The Saint was exposed to this psychosis on two planes — not merely the physical, but also the intellectual, which in several ways was harder to cope with, requiring more patience than muscular prowess. But he had learned to roll with the abstract punches as well as the other kind.

“Here’s the situation,” said Dr Javers. “The subject is a man thirty-eight years old, married, two children, more than averagely successful in business. Never had a serious illness in his life, but is somewhat overweight. His business calls for a lot of expense-account wining and dining. His only trouble is that the wining is often too much for him. He isn’t an alcoholic, and he holds it like a gentleman, but he goes to bed drunk two or three nights a week, regularly. I mean, when he lies down, it’s a fine question whether he falls asleep or passes out.”

“So?”

“One night, after taking a foreign buyer out to dinner and a couple of night clubs, he comes home and goes to bed in his dressing-room, as he always does when he’s out late. His wife is an understanding soul, and she doesn’t wait up for him. The next day, he has the usual hangover, only it’s much worse than usual.”

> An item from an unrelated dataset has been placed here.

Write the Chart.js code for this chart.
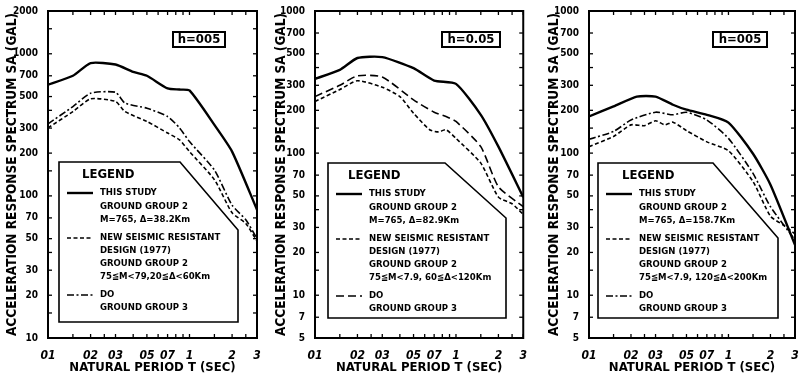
<!DOCTYPE html>
<html>
<head>
<meta charset="utf-8">
<script src="https://cdn.jsdelivr.net/npm/chart.js@4"></script>
<style>
  body { margin: 0; background: #fff; width: 802px; height: 376px; overflow: hidden; position: relative; }
  canvas { position: absolute; top: 0; }
</style>
</head>
<body>
<canvas id="c1" width="265" height="376" style="left:0"></canvas>
<canvas id="c2" width="265" height="376" style="left:265px"></canvas>
<canvas id="c3" width="272" height="376" style="left:530px"></canvas>
<script>
// axis ticks
const xTicks = [0.1, 0.2, 0.3, 0.5, 0.7, 1, 2, 3];
const xTickLabels = ['01', '02', '03', '05', '07', '1', '2', '3'];
const xMinor = [0.1, 0.15, 0.2, 0.25, 0.3, 0.4, 0.5, 0.6, 0.7, 0.8, 0.9, 1, 1.5, 2, 2.5, 3];
const yTicks1 = [10, 20, 30, 50, 70, 100, 200, 300, 500, 700, 1000, 2000];
const yTicks23 = [5, 7, 10, 20, 30, 50, 70, 100, 200, 300, 500, 700, 1000];
const yMinorMult = [1, 1.5, 2, 3, 4, 5, 7];

// panel 1 (delta = 38.2 km)
const p1StudyT = [0.1, 0.15, 0.2, 0.3, 0.4, 0.5, 0.7, 0.85, 1, 1.5, 2, 3];
const p1StudySa = [605, 700, 860, 840, 745, 700, 570, 560, 552, 316, 205, 80];
const p1DoT = [0.1, 0.15, 0.2, 0.3, 0.35, 0.5, 0.7, 0.85, 1, 1.5, 2, 2.5, 3];
const p1DoSa = [321, 425, 528, 536, 450, 414, 362, 301, 241, 152, 86, 68, 50];
const p1NewT = [0.1, 0.15, 0.2, 0.3, 0.35, 0.5, 0.7, 0.85, 1, 1.5, 2, 2.5, 3];
const p1NewSa = [301, 392, 482, 462, 392, 334, 277, 248, 205, 130, 76, 64, 48];

// panel 2 (delta = 82.9 km)
const p2StudyT = [0.1, 0.15, 0.2, 0.3, 0.5, 0.7, 1, 1.5, 2, 3];
const p2StudySa = [333, 385, 467, 474, 396, 324, 307, 186, 111, 49];
const p2DoT = [0.1, 0.15, 0.2, 0.3, 0.5, 0.7, 0.85, 1, 1.5, 2, 3];
const p2DoSa = [250, 300, 350, 343, 237, 194, 181, 167, 111, 58, 42];
const p2NewT = [0.1, 0.15, 0.2, 0.3, 0.4, 0.5, 0.65, 0.75, 0.85, 1, 1.5, 2, 2.5, 3];
const p2NewSa = [231, 280, 323, 291, 250, 191, 146, 141, 146, 127, 85, 49, 44, 37];

// panel 3 (delta = 158.7 km)
const p3StudyT = [0.1, 0.15, 0.22, 0.3, 0.4, 0.5, 0.7, 1, 1.5, 2, 3];
const p3StudySa = [181, 213, 250, 250, 219, 202, 186, 164, 99, 60, 22.6];
const p3DoT = [0.1, 0.15, 0.2, 0.3, 0.4, 0.5, 0.7, 1, 1.5, 2, 3];
const p3DoSa = [125, 142, 171, 194, 186, 194, 171, 127, 72, 42, 24.5];
const p3NewT = [0.1, 0.15, 0.2, 0.25, 0.3, 0.35, 0.4, 0.5, 0.7, 1, 1.5, 2, 2.5, 3];
const p3NewSa = [111, 131, 158, 156, 169, 158, 165, 144, 120, 104, 63, 36, 31, 27];

const FONT = "'Liberation Sans Narrow','DejaVu Sans Condensed','Liberation Sans',sans-serif";
const SOLID = [];
const SHORT = [4, 2.5];
const DASHDOT = [7, 2.5, 2, 2.5];
const LONG = [8, 4];

const pts = (t, v) => t.map((x, i) => ({ x: x, y: v[i] }));

const framePlugin = {
  id: 'frame',
  afterDatasetsDraw(chart, args, o) {
    const { ctx, chartArea: a, scales: { x, y } } = chart;
    ctx.save();
    ctx.strokeStyle = '#000';
    ctx.fillStyle = '#000';
    ctx.setLineDash([]);
    const seg = (x1, y1, x2, y2) => { ctx.beginPath(); ctx.moveTo(x1, y1); ctx.lineTo(x2, y2); ctx.stroke(); };

    // inward ticks on all four sides
    ctx.lineWidth = 1.3;
    xMinor.forEach(v => {
      const px = x.getPixelForValue(v);
      seg(px, a.bottom, px, a.bottom - 4);
      seg(px, a.top, px, a.top + 4);
    });
    for (let d = 1; d <= 1000; d *= 10) {
      yMinorMult.forEach(m => {
        const v = m * d;
        if (v < y.min || v > y.max) return;
        const py = y.getPixelForValue(v);
        seg(a.left, py, a.left + 4, py);
        seg(a.right, py, a.right - 4, py);
      });
    }
    ctx.lineWidth = 2;
    ctx.strokeRect(a.left, a.top, a.width, a.height);

    // h box
    const h = o.hBox;
    ctx.lineWidth = 2;
    ctx.fillStyle = '#fff';
    ctx.fillRect(a.left + h.x, a.top + h.y, h.w, 15);
    ctx.strokeRect(a.left + h.x, a.top + h.y, h.w, 15);
    ctx.fillStyle = '#000';
    ctx.font = 'bold 13px ' + FONT;
    ctx.textAlign = 'center';
    ctx.textBaseline = 'middle';
    ctx.fillText(o.hText, a.left + h.x + h.w / 2, a.top + h.y + 8);

    // legend box with cut corner
    const b = o.box;
    const L = a.left + b.left, T = a.top + b.top;
    ctx.beginPath();
    ctx.moveTo(L, T);
    ctx.lineTo(a.left + b.corner, T);
    ctx.lineTo(a.left + b.right, a.top + b.cut);
    ctx.lineTo(a.left + b.right, a.top + b.bottom);
    ctx.lineTo(L, a.top + b.bottom);
    ctx.closePath();
    ctx.fillStyle = '#fff';
    ctx.fill();
    ctx.lineWidth = 1.6;
    ctx.stroke();

    ctx.fillStyle = '#000';
    ctx.textAlign = 'left';
    ctx.font = 'bold 13px ' + FONT;
    ctx.fillText('LEGEND', L + b.title, T + 13);
    ctx.font = 'bold 9.5px ' + FONT;
    const rows = [31, 45, 58, 76, 89, 102, 115, 133, 146];
    let r = 0;
    o.items.forEach(it => {
      ctx.setLineDash(it.dash);
      ctx.lineWidth = it.width;
      seg(L + 8, T + rows[r], L + 34, T + rows[r]);
      ctx.setLineDash([]);
      it.lines.forEach(s => { ctx.fillText(s, L + 41, T + rows[r]); r++; });
    });
    ctx.restore();
  }
};

function makePanel(id, cfg) {
  const ds = (label, t, v, dash, w) => ({
    label: label, data: pts(t, v), borderColor: '#000', borderWidth: w,
    borderDash: dash, pointRadius: 0, fill: false, tension: 0.2
  });
  return new Chart(document.getElementById(id), {
    type: 'line',
    data: {
      datasets: [
        ds('THIS STUDY', cfg.study[0], cfg.study[1], SOLID, 2.4),
        ds('NEW SEISMIC RESISTANT DESIGN (1977)', cfg.nw[0], cfg.nw[1], SHORT, 1.6),
        ds('DO', cfg.doo[0], cfg.doo[1], cfg.doDash, 1.6)
      ]
    },
    options: {
      responsive: false,
      animation: false,
      layout: { padding: { left: 0, right: cfg.padRight, top: 11, bottom: 0 } },
      plugins: {
        legend: { display: false },
        tooltip: { enabled: false },
        frame: cfg.frame
      },
      scales: {
        x: {
          type: 'logarithmic', min: 0.1, max: 3,
          afterBuildTicks: s => { s.ticks = xTicks.map(v => ({ value: v })); },
          afterFit: s => { s.height = 38; },
          grid: { display: false },
          border: { display: false },
          ticks: {
            color: '#000', padding: 3, maxRotation: 0, autoSkip: false,
            font: { family: FONT, size: 12, weight: 'bold', style: 'italic' },
            callback: (v, i) => xTickLabels[i]
          },
          title: {
            display: true, text: 'NATURAL PERIOD T (SEC)', color: '#000',
            font: { family: FONT, size: 13, weight: 'bold' },
            padding: { top: 0, bottom: 1 }
          }
        },
        y: {
          type: 'logarithmic', min: cfg.yTicks[0], max: cfg.yTicks[cfg.yTicks.length - 1],
          afterBuildTicks: s => { s.ticks = cfg.yTicks.map(v => ({ value: v })); },
          afterFit: s => { s.width = cfg.yWidth; },
          grid: { display: false },
          border: { display: false },
          ticks: {
            color: '#000', padding: 2, autoSkip: false,
            font: { family: FONT, size: 10, weight: 'bold' },
            callback: v => String(v)
          },
          title: {
            display: true, text: 'ACCELERATION RESPONSE SPECTRUM SA (GAL)', color: '#000',
            font: { family: FONT, size: 13.5, weight: 'bold' },
            padding: { top: cfg.titlePad, bottom: 0 }
          }
        }
      }
    },
    plugins: [framePlugin]
  });
}

makePanel('c1', {
  study: [p1StudyT, p1StudySa], nw: [p1NewT, p1NewSa], doo: [p1DoT, p1DoSa], doDash: DASHDOT,
  yTicks: yTicks1, yWidth: 48, padRight: 8, titlePad: 4,
  frame: {
    hText: 'h=005', hBox: { x: 125, y: 21, w: 52 },
    box: { left: 11, top: 151, corner: 132, right: 190, cut: 219, bottom: 311, title: 23 },
    items: [
      { dash: SOLID, width: 2.4, lines: ['THIS STUDY', 'GROUND GROUP 2', 'M=765, Δ=38.2Km'] },
      { dash: SHORT, width: 1.6, lines: ['NEW SEISMIC RESISTANT', 'DESIGN (1977)', 'GROUND GROUP 2', '75≦M<79,20≦Δ<60Km'] },
      { dash: DASHDOT, width: 1.6, lines: ['DO', 'GROUND GROUP 3'] }
    ]
  }
});

makePanel('c2', {
  study: [p2StudyT, p2StudySa], nw: [p2NewT, p2NewSa], doo: [p2DoT, p2DoSa], doDash: LONG,
  yTicks: yTicks23, yWidth: 50, padRight: 3, titlePad: 8,
  frame: {
    hText: 'h=0.05', hBox: { x: 127, y: 21, w: 58 },
    box: { left: 13, top: 152, corner: 130, right: 191, cut: 207, bottom: 307, title: 20 },
    items: [
      { dash: SOLID, width: 2.4, lines: ['THIS STUDY', 'GROUND GROUP 2', 'M=765, Δ=82.9Km'] },
      { dash: SHORT, width: 1.6, lines: ['NEW SEISMIC RESISTANT', 'DESIGN (1977)', 'GROUND GROUP 2', '75≦M<7.9, 60≦Δ<120Km'] },
      { dash: LONG, width: 1.6, lines: ['DO', 'GROUND GROUP 3'] }
    ]
  }
});

makePanel('c3', {
  study: [p3StudyT, p3StudySa], nw: [p3NewT, p3NewSa], doo: [p3DoT, p3DoSa], doDash: DASHDOT,
  yTicks: yTicks23, yWidth: 59, padRight: 7, titlePad: 16,
  frame: {
    hText: 'h=005', hBox: { x: 124, y: 21, w: 54 },
    box: { left: 9, top: 152, corner: 124, right: 189, cut: 227, bottom: 307, title: 24 },
    items: [
      { dash: SOLID, width: 2.4, lines: ['THIS STUDY', 'GROUND GROUP 2', 'M=765, Δ=158.7Km'] },
      { dash: SHORT, width: 1.6, lines: ['NEW SEISMIC RESISTANT', 'DESIGN (1977)', 'GROUND GROUP 2', '75≦M<7.9, 120≦Δ<200Km'] },
      { dash: DASHDOT, width: 1.6, lines: ['DO', 'GROUND GROUP 3'] }
    ]
  }
});
</script>
</body>
</html>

“Must have been an extra big night.”

“He has the splitting headache and the nausea, of course, but much worse than he can ever remember having them. And a bad cough, though he can’t remember whether he smoked a lot more than his normal quota of cigarettes. Naturally, he has no appetite for breakfast. But he doesn’t improve during the day. He feels worse all the time, he can’t eat, and his eyeballs turn yellow. The following day, his wife thinks he must have an attack of jaundice, and calls me in. By that time he has stopped passing urine. I do what I can, but in two days he is dead.”